-- Start of DATA SHOWN --

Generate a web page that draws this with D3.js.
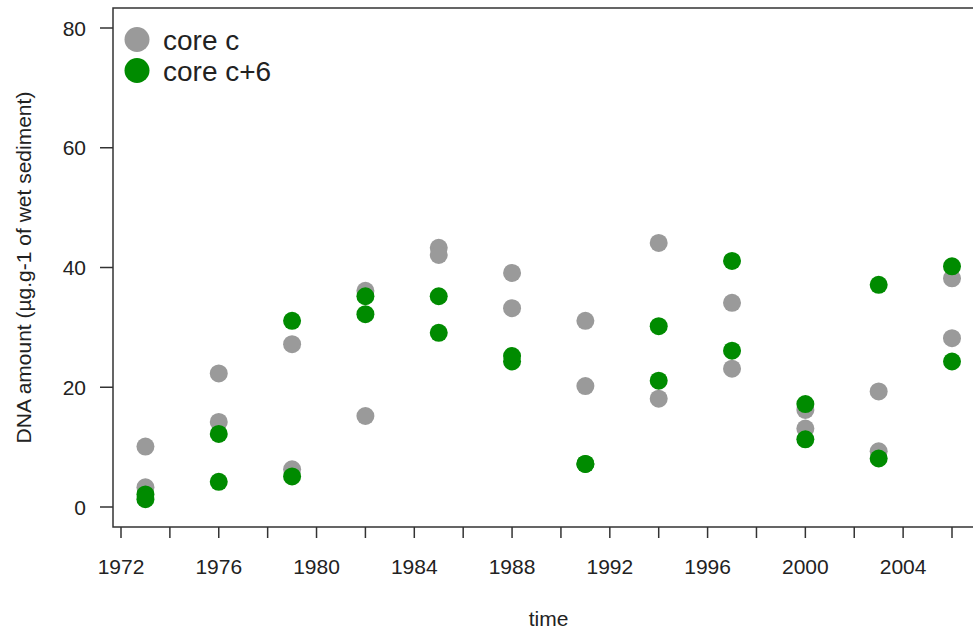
<!DOCTYPE html>
<meta charset="utf-8">
<title>DNA amount over time</title>
<style>
  html, body { margin: 0; background: #fff; overflow: hidden; }
  svg { display: block; }
  text { font-family: "Liberation Sans", Arial, sans-serif; fill: #222; }
  .frame { fill: none; stroke: #333; stroke-width: 1.5px; }
  .tick { stroke: #333; stroke-width: 1.5px; }
</style>
<body>
<script src="https://cdn.jsdelivr.net/npm/d3@7"></script>
<script>

var width = 973,
    height = 632;

// sampling years, two replicate measurements per year for each core
var years = [1973, 1976, 1979, 1982, 1985, 1988, 1991, 1994, 1997, 2000, 2003, 2006];
var coreC  = [[10.1, 3.3], [22.3, 14.2], [27.2, 6.3], [36.1, 15.2], [43.3, 42.1], [39.1, 33.2],
              [31.1, 20.2], [44.1, 18.1], [34.1, 23.1], [16.2, 13.1], [19.3, 9.3], [38.2, 28.2]];
var coreC6 = [[2.1, 1.3], [12.2, 4.2], [31.1, 5.1], [35.2, 32.2], [35.2, 29.1], [25.2, 24.3],
              [7.2, 7.2], [30.2, 21.1], [41.1, 26.1], [17.2, 11.3], [37.1, 8.1], [40.2, 24.3]];

var yTicks = [0, 20, 40, 60, 80];
var xTicks = d3.range(1972, 2007, 2);
var xLabels = [1972, 1976, 1980, 1984, 1988, 1992, 1996, 2000, 2004];

var series = [
  {name: "core c",   values: coreC,  color: "#9a9a9a"},
  {name: "core c+6", values: coreC6, color: "#008b00"}
];

// plot region (R style: 4% padding around the data range), right side runs off the picture
var plotLeft = 113, plotTop = 8, plotBottom = 527;
var x = d3.scaleLinear().domain([1972, 2006]).range([121, 952]);
var y = d3.scaleLinear().domain([0, 80]).range([507, 28]);
var plotRight = x(2007.32);

var svg = d3.select("body").append("svg")
    .attr("width", width)
    .attr("height", height);

// points
series.forEach(function(s) {
  var pts = [];
  years.forEach(function(yr, i) {
    s.values[i].forEach(function(v) { pts.push({year: yr, value: v}); });
  });
  svg.append("g").selectAll("circle")
    .data(pts)
    .enter().append("circle")
      .attr("cx", function(d) { return x(d.year); })
      .attr("cy", function(d) { return y(d.value); })
      .attr("r", 9)
      .attr("fill", s.color);
});

svg.append("path")
    .attr("class", "frame")
    .attr("d", "M" + plotRight + "," + plotTop + "H" + plotLeft + "V" + plotBottom + "H" + plotRight);

// y axis
var gy = svg.append("g");
gy.selectAll("line").data(yTicks).enter().append("line")
    .attr("class", "tick")
    .attr("x1", 100).attr("x2", plotLeft)
    .attr("y1", function(d) { return y(d); })
    .attr("y2", function(d) { return y(d); });
gy.selectAll("text").data(yTicks).enter().append("text")
    .attr("x", 86)
    .attr("y", function(d) { return y(d); })
    .attr("dy", "0.36em")
    .attr("text-anchor", "end")
    .style("font-size", "21px")
    .text(function(d) { return d; });

// x axis
var gx = svg.append("g");
gx.selectAll("line").data(xTicks).enter().append("line")
    .attr("class", "tick")
    .attr("x1", function(d) { return x(d); })
    .attr("x2", function(d) { return x(d); })
    .attr("y1", plotBottom).attr("y2", 538);
gx.selectAll("text").data(xLabels).enter().append("text")
    .attr("x", function(d) { return x(d); })
    .attr("y", 574)
    .attr("text-anchor", "middle")
    .style("font-size", "21px")
    .text(function(d) { return d; });

svg.append("text")
    .attr("x", (plotLeft + plotRight) / 2)
    .attr("y", 626)
    .attr("text-anchor", "middle")
    .style("font-size", "21px")
    .text("time");

svg.append("text")
    .attr("transform", "translate(31," + (plotTop + plotBottom) / 2 + ") rotate(-90)")
    .attr("text-anchor", "middle")
    .style("font-size", "21px")
    .text("DNA amount (\u00b5g.g-1 of wet sediment)");

// legend
var legend = svg.append("g").selectAll("g")
    .data(series)
    .enter().append("g")
      .attr("transform", function(d, i) { return "translate(137," + (39.5 + i * 31) + ")"; });
legend.append("circle")
    .attr("r", 12.5)
    .attr("fill", function(d) { return d.color; });
legend.append("text")
    .attr("x", 26)
    .attr("dy", "0.36em")
    .style("font-size", "28px")
    .text(function(d) { return d.name; });

</script>
</body>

-- End of DATA SHOWN --

Without the pictures, return the listing above from its first line through the line that has "8.1], [40.2, 24.3]];".

Generate a web page that draws this with D3.js.
<!DOCTYPE html>
<meta charset="utf-8">
<title>DNA amount over time</title>
<style>
  html, body { margin: 0; background: #fff; overflow: hidden; }
  svg { display: block; }
  text { font-family: "Liberation Sans", Arial, sans-serif; fill: #222; }
  .frame { fill: none; stroke: #333; stroke-width: 1.5px; }
  .tick { stroke: #333; stroke-width: 1.5px; }
</style>
<body>
<script src="https://cdn.jsdelivr.net/npm/d3@7"></script>
<script>

var width = 973,
    height = 632;

// sampling years, two replicate measurements per year for each core
var years = [1973, 1976, 1979, 1982, 1985, 1988, 1991, 1994, 1997, 2000, 2003, 2006];
var coreC  = [[10.1, 3.3], [22.3, 14.2], [27.2, 6.3], [36.1, 15.2], [43.3, 42.1], [39.1, 33.2],
              [31.1, 20.2], [44.1, 18.1], [34.1, 23.1], [16.2, 13.1], [19.3, 9.3], [38.2, 28.2]];
var coreC6 = [[2.1, 1.3], [12.2, 4.2], [31.1, 5.1], [35.2, 32.2], [35.2, 29.1], [25.2, 24.3],
              [7.2, 7.2], [30.2, 21.1], [41.1, 26.1], [17.2, 11.3], [37.1, 8.1], [40.2, 24.3]];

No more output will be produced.